Life on a heap of tombstones: Ecologies of survival and the (de)hydrated geographies of Berlin

Vortrag
Sitzungstermin
Freitag (22. September 2023), 09:00–10:30
Sitzungsraum
HZ 5
Autor*innen
Johannes van Duppen (Humboldt-Universität zu Berlin)
Kurz­be­schreib­ung
By engaging with a diverse set of practices of watering plants in Berlin, the paper juxtaposes the notion of ‘surviving’ with the everyday care for plant life and teases out the social and economic inequalities that shape (de)hydrated geographies of the city.
Schlag­wörter

Abstract

When I walked towards the end of the the Neuen St. Jacobi cemetery, I bumped into this heap of tombstones, and it transfixed me. I had to pause. Whilst being fully aware that the cemetery had invited the community gardeners ‘Prinzessingarten Kollektiv’ on site, I was still struck by the sight of these stones, once markers of lives lived, randomly piled up. It seemed to condense the contradictions of the place, it is oddly populated for a cemetery and strangely vast for a community garden, it is both wild and cultivated, abandoned and taken care off. This unsettling fieldwork encounter forms the departure point to think through the ecologies of survival and the overlapping crisis of the 2022 summer. By engaging with a diverse set of practices of watering plants in the city of Berlin, I juxtapose the notion of ‘surviving’ with the everyday care for plant life. What trees, bushes, and grasses may survive? Who can afford the time and money to water? Who has access to a hosepipe? I aim to tease out the social and economic inequalities that shape (de)hydrated geographies of the city.
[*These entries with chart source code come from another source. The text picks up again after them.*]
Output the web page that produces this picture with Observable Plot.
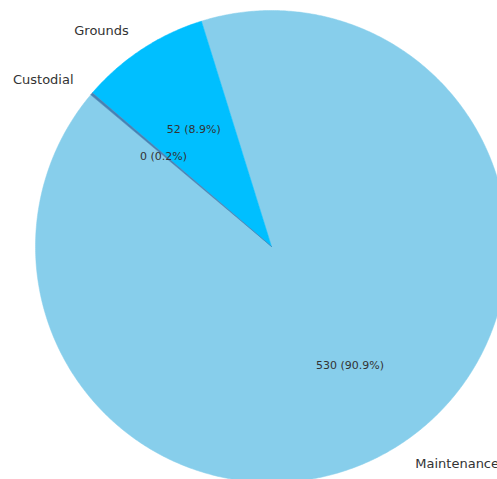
<!DOCTYPE html>
<html>
<head>
<meta charset="utf-8">
<script src="https://cdn.jsdelivr.net/npm/d3@7"></script>
<script src="https://cdn.jsdelivr.net/npm/@observablehq/plot@0.6"></script>
<style>
html,body{margin:0;padding:0;background:#fff;overflow:hidden;}
svg{font-family:"DejaVu Sans",sans-serif;}
</style>
</head>
<body>
<div id="chart"></div>
<script>
const categories = ["Maintenance", "Grounds", "Custodial"];
const values = [530, 52, 1];
const countLabels = ["530", "52", "0"];
const colors = ["#87CEEB", "#00BFFF", "#4682B4"];
const startAngle = 140; // degrees, counter-clockwise from east

const total = d3.sum(values);
const wedges = [];
let a0 = startAngle;
categories.forEach((name, i) => {
  const span = values[i] / total * 360;
  wedges.push({name, a0, a1: a0 + span, mid: a0 + span / 2,
    label: `${countLabels[i]} (${(values[i] / total * 100).toFixed(1)}%)`});
  a0 += span;
});

const rad = d => d * Math.PI / 180;
const polys = [];
wedges.forEach(w => {
  polys.push({name: w.name, x: 0, y: 0});
  const n = Math.max(2, Math.ceil((w.a1 - w.a0) / 0.5));
  for (let k = 0; k <= n; k++) {
    const a = rad(w.a0 + (w.a1 - w.a0) * k / n);
    polys.push({name: w.name, x: Math.cos(a), y: Math.sin(a)});
  }
  polys.push({name: w.name, x: 0, y: 0});
});

const outer = wedges.map(w => ({name: w.name, x: 1.1 * Math.cos(rad(w.mid)), y: 1.1 * Math.sin(rad(w.mid))}));
const inner = wedges.map(w => ({label: w.label, x: 0.6 * Math.cos(rad(w.mid)), y: 0.6 * Math.sin(rad(w.mid))}));

const plot = Plot.plot({
  width: 497,
  height: 479,
  margin: 0,
  x: {domain: [-1, 1], range: [35, 507], axis: null},
  y: {domain: [-1, 1], range: [482, 10], axis: null},
  color: {domain: categories, range: colors},
  style: {fontFamily: "DejaVu Sans, sans-serif", overflow: "visible"},
  marks: [
    Plot.line(polys, {x: "x", y: "y", z: "name", fill: "name", stroke: "name", strokeWidth: 0.5, curve: "linear"}),
    Plot.text(outer.filter(d => d.x >= 0), {x: "x", y: "y", text: "name", textAnchor: "start", fontSize: 13, fill: "#333", dy: 1.5}),
    Plot.text(outer.filter(d => d.x < 0), {x: "x", y: "y", text: "name", textAnchor: "end", fontSize: 13, fill: "#333", dy: 1.5}),
    Plot.text(inner, {x: "x", y: "y", text: "label", fontSize: 11, fill: "#333", dy: 1.5})
  ]
});
document.getElementById("chart").appendChild(plot);
</script>
</body>
</html>
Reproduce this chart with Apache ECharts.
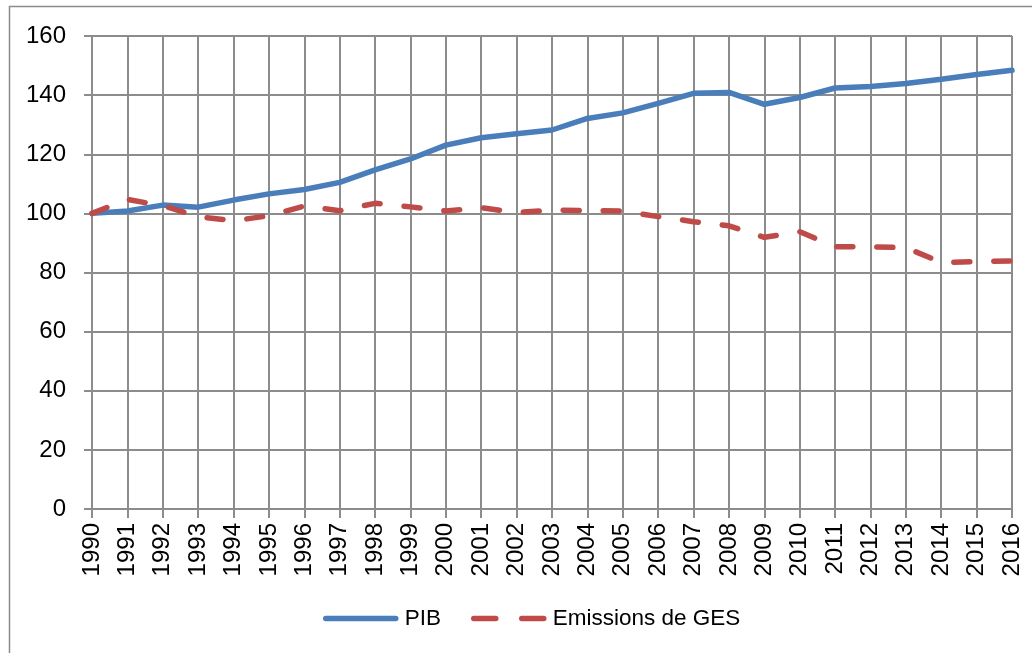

Following on, I introduce the writings by Hildegard von Bingen as interpreted by Michael Marder (2021), which might provide guidance towards seeing ‘freshness’ amongst the ruins of capitalism, to not only despair, not only survive, but also reimagine a green city, to foster a capacity to listen to the cracking surface of a seedling unfolding and rejoice in the labour of watering plants.